• WHAT IS BEING ASKED: Write out the material again word for word, dropping any images it holds.

• SUPPLIED INFORMATION:

start

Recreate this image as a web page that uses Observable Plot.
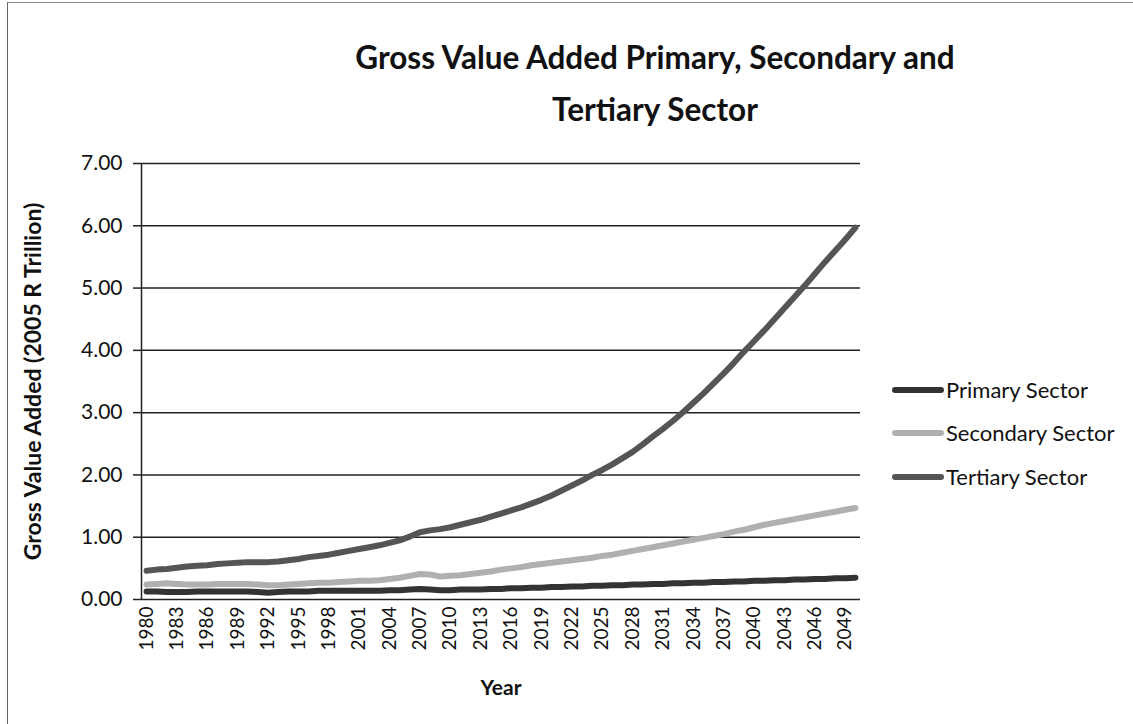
<!DOCTYPE html>
<html><head><meta charset="utf-8">
<script src="https://cdn.jsdelivr.net/npm/d3@7"></script>
<script src="https://cdn.jsdelivr.net/npm/@observablehq/plot@0.6"></script>
<style>
body{margin:0;background:#fff;overflow:hidden;font-family:Lato,sans-serif;color:#111}
#wrap{position:relative;width:1133px;height:724px;overflow:hidden}
#frame{position:absolute;left:7px;top:2px;width:1200px;height:800px;border-left:1.5px solid #666;border-top:1.5px solid #888;pointer-events:none}
#title{position:absolute;left:255px;width:800px;top:31px;text-align:center;font-weight:700;font-size:31.5px;line-height:52px;white-space:nowrap}
#chart{position:absolute;left:0;top:0}
#legend{position:absolute;left:892px;top:0}
.item{position:absolute;left:0;display:flex;align-items:center;white-space:nowrap;font-size:22px}
.sw{width:52px;height:6px;border-radius:3px;margin-right:2px}
</style></head>
<body>
<div id="wrap">
  <div id="chart"></div>
  <div id="title">Gross Value Added Primary, Secondary and<br>Tertiary Sector</div>
  <div id="legend"></div>
  <div id="frame"></div>
</div>
<script>
const seriesNames = ["Primary Sector", "Secondary Sector", "Tertiary Sector"];
const seriesColors = ["#333333", "#b0b0b0", "#555555"];
const years = d3.range(1980, 2051);
const primary = [
  0.13,0.13,0.12,0.12,0.12,0.13,0.13,0.13,0.13,0.13,
  0.13,0.12,0.11,0.12,0.13,0.13,0.13,0.14,0.14,0.14,
  0.14,0.14,0.14,0.14,0.15,0.15,0.16,0.17,0.16,0.15,
  0.15,0.16,0.16,0.16,0.17,0.17,0.18,0.18,0.19,0.19,
  0.20,0.20,0.21,0.21,0.22,0.22,0.23,0.23,0.24,0.24,
  0.25,0.25,0.26,0.26,0.27,0.27,0.28,0.28,0.29,0.29,
  0.30,0.30,0.31,0.31,0.32,0.32,0.33,0.33,0.34,0.34,
  0.35];
const secondary = [
  0.24,0.25,0.26,0.25,0.24,0.24,0.24,0.25,0.25,0.25,
  0.25,0.24,0.23,0.23,0.24,0.25,0.26,0.27,0.27,0.28,
  0.29,0.30,0.30,0.31,0.33,0.35,0.38,0.41,0.40,0.37,
  0.38,0.39,0.41,0.43,0.45,0.48,0.50,0.52,0.55,0.57,
  0.59,0.61,0.63,0.65,0.67,0.70,0.72,0.75,0.78,0.81,
  0.84,0.87,0.90,0.93,0.96,0.99,1.02,1.05,1.09,1.12,
  1.16,1.20,1.23,1.26,1.29,1.32,1.35,1.38,1.41,1.44,
  1.47];
const tertiary = [
  0.46,0.48,0.49,0.51,0.53,0.54,0.55,0.57,0.58,0.59,
  0.60,0.60,0.60,0.61,0.63,0.65,0.68,0.70,0.72,0.75,
  0.78,0.81,0.84,0.87,0.91,0.95,1.01,1.08,1.11,1.13,
  1.16,1.20,1.24,1.28,1.33,1.38,1.43,1.48,1.54,1.60,
  1.67,1.75,1.83,1.91,2.00,2.08,2.17,2.27,2.37,2.49,
  2.62,2.74,2.87,3.01,3.16,3.31,3.47,3.63,3.80,3.98,
  4.15,4.32,4.50,4.68,4.86,5.04,5.23,5.42,5.60,5.78,
  5.97];
const xTicks = d3.range(1980, 2050, 3);
const yTicks = [0,1,2,3,4,5,6,7];
const xTitle = "Year";
const yTitle = "Gross Value Added (2005 R Trillion)";

const seriesValues = [primary, secondary, tertiary];
const data = seriesNames.flatMap((name, s) => years.map((yr, i) => ({year: yr, value: seriesValues[s][i], series: name})));

const chart = Plot.plot({
  width: 1133, height: 724,
  marginLeft: 141, marginRight: 273, marginTop: 163, marginBottom: 125,
  style: {fontFamily: "Lato, sans-serif", fontSize: "19px", color: "#111", background: "transparent"},
  x: {domain: [1979.5, 2050.5]},
  y: {domain: [0, 7]},
  color: {domain: seriesNames, range: seriesColors},
  marks: [
    Plot.gridY(yTicks, {stroke: "#222", strokeOpacity: 1, strokeWidth: 1.5}),
    Plot.axisY(yTicks, {tickSize: 8, tickPadding: 11, tickFormat: d => d.toFixed(2), label: null, fontSize: 21, stroke: "#222", strokeWidth: 1.5}),
    Plot.ruleX([1979.5], {stroke: "#222", strokeWidth: 1.5}),
    Plot.axisX(xTicks, {tickSize: 0, tickPadding: 7, tickRotate: -90, tickFormat: d => String(d), label: null, fontSize: 19}),
    Plot.line(data, {x: "year", y: "value", z: "series", stroke: "series", strokeWidth: 6, strokeLinecap: "round"}),
    Plot.text([yTitle], {frameAnchor: "left", textAnchor: "middle", dx: -108, rotate: -90, fontWeight: "bold", fontSize: 23}),
    Plot.text([xTitle], {frameAnchor: "bottom", dy: 95, fontWeight: "bold", fontSize: 21})
  ]
});
document.getElementById("chart").appendChild(chart);

const legend = document.getElementById("legend");
const legendY = [390, 433, 477];
seriesNames.forEach((name, i) => {
  const it = document.createElement("div");
  it.className = "item";
  it.style.top = (legendY[i] - 14) + "px";
  it.innerHTML = `<div class="sw" style="background:${seriesColors[i]}"></div><span>${name}</span>`;
  legend.appendChild(it);
});
</script>
</body></html>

end

• COMPLETE OUTPUT:
Recreate this image as a web page that uses Observable Plot.
<!DOCTYPE html>
<html><head><meta charset="utf-8">
<script src="https://cdn.jsdelivr.net/npm/d3@7"></script>
<script src="https://cdn.jsdelivr.net/npm/@observablehq/plot@0.6"></script>
<style>
body{margin:0;background:#fff;overflow:hidden;font-family:Lato,sans-serif;color:#111}
#wrap{position:relative;width:1133px;height:724px;overflow:hidden}
#frame{position:absolute;left:7px;top:2px;width:1200px;height:800px;border-left:1.5px solid #666;border-top:1.5px solid #888;pointer-events:none}
#title{position:absolute;left:255px;width:800px;top:31px;text-align:center;font-weight:700;font-size:31.5px;line-height:52px;white-space:nowrap}
#chart{position:absolute;left:0;top:0}
#legend{position:absolute;left:892px;top:0}
.item{position:absolute;left:0;display:flex;align-items:center;white-space:nowrap;font-size:22px}
.sw{width:52px;height:6px;border-radius:3px;margin-right:2px}
</style></head>
<body>
<div id="wrap">
  <div id="chart"></div>
  <div id="title">Gross Value Added Primary, Secondary and<br>Tertiary Sector</div>
  <div id="legend"></div>
  <div id="frame"></div>
</div>
<script>
const seriesNames = ["Primary Sector", "Secondary Sector", "Tertiary Sector"];
const seriesColors = ["#333333", "#b0b0b0", "#555555"];
const years = d3.range(1980, 2051);
const primary = [
  0.13,0.13,0.12,0.12,0.12,0.13,0.13,0.13,0.13,0.13,
  0.13,0.12,0.11,0.12,0.13,0.13,0.13,0.14,0.14,0.14,
  0.14,0.14,0.14,0.14,0.15,0.15,0.16,0.17,0.16,0.15,
  0.15,0.16,0.16,0.16,0.17,0.17,0.18,0.18,0.19,0.19,
  0.20,0.20,0.21,0.21,0.22,0.22,0.23,0.23,0.24,0.24,
  0.25,0.25,0.26,0.26,0.27,0.27,0.28,0.28,0.29,0.29,
  0.30,0.30,0.31,0.31,0.32,0.32,0.33,0.33,0.34,0.34,
  0.35];
const secondary = [
  0.24,0.25,0.26,0.25,0.24,0.24,0.24,0.25,0.25,0.25,
  0.25,0.24,0.23,0.23,0.24,0.25,0.26,0.27,0.27,0.28,
  0.29,0.30,0.30,0.31,0.33,0.35,0.38,0.41,0.40,0.37,
  0.38,0.39,0.41,0.43,0.45,0.48,0.50,0.52,0.55,0.57,
  0.59,0.61,0.63,0.65,0.67,0.70,0.72,0.75,0.78,0.81,
  0.84,0.87,0.90,0.93,0.96,0.99,1.02,1.05,1.09,1.12,
  1.16,1.20,1.23,1.26,1.29,1.32,1.35,1.38,1.41,1.44,
  1.47];
const tertiary = [
  0.46,0.48,0.49,0.51,0.53,0.54,0.55,0.57,0.58,0.59,
  0.60,0.60,0.60,0.61,0.63,0.65,0.68,0.70,0.72,0.75,
  0.78,0.81,0.84,0.87,0.91,0.95,1.01,1.08,1.11,1.13,
  1.16,1.20,1.24,1.28,1.33,1.38,1.43,1.48,1.54,1.60,
  1.67,1.75,1.83,1.91,2.00,2.08,2.17,2.27,2.37,2.49,
  2.62,2.74,2.87,3.01,3.16,3.31,3.47,3.63,3.80,3.98,
  4.15,4.32,4.50,4.68,4.86,5.04,5.23,5.42,5.60,5.78,
  5.97];
const xTicks = d3.range(1980, 2050, 3);
const yTicks = [0,1,2,3,4,5,6,7];
const xTitle = "Year";
const yTitle = "Gross Value Added (2005 R Trillion)";

const seriesValues = [primary, secondary, tertiary];
const data = seriesNames.flatMap((name, s) => years.map((yr, i) => ({year: yr, value: seriesValues[s][i], series: name})));

const chart = Plot.plot({
  width: 1133, height: 724,
  marginLeft: 141, marginRight: 273, marginTop: 163, marginBottom: 125,
  style: {fontFamily: "Lato, sans-serif", fontSize: "19px", color: "#111", background: "transparent"},
  x: {domain: [1979.5, 2050.5]},
  y: {domain: [0, 7]},
  color: {domain: seriesNames, range: seriesColors},
  marks: [
    Plot.gridY(yTicks, {stroke: "#222", strokeOpacity: 1, strokeWidth: 1.5}),
    Plot.axisY(yTicks, {tickSize: 8, tickPadding: 11, tickFormat: d => d.toFixed(2), label: null, fontSize: 21, stroke: "#222", strokeWidth: 1.5}),
    Plot.ruleX([1979.5], {stroke: "#222", strokeWidth: 1.5}),
    Plot.axisX(xTicks, {tickSize: 0, tickPadding: 7, tickRotate: -90, tickFormat: d => String(d), label: null, fontSize: 19}),
    Plot.line(data, {x: "year", y: "value", z: "series", stroke: "series", strokeWidth: 6, strokeLinecap: "round"}),
    Plot.text([yTitle], {frameAnchor: "left", textAnchor: "middle", dx: -108, rotate: -90, fontWeight: "bold", fontSize: 23}),
    Plot.text([xTitle], {frameAnchor: "bottom", dy: 95, fontWeight: "bold", fontSize: 21})
  ]
});
document.getElementById("chart").appendChild(chart);

const legend = document.getElementById("legend");
const legendY = [390, 433, 477];
seriesNames.forEach((name, i) => {
  const it = document.createElement("div");
  it.className = "item";
  it.style.top = (legendY[i] - 14) + "px";
  it.innerHTML = `<div class="sw" style="background:${seriesColors[i]}"></div><span>${name}</span>`;
  legend.appendChild(it);
});
</script>
</body></html>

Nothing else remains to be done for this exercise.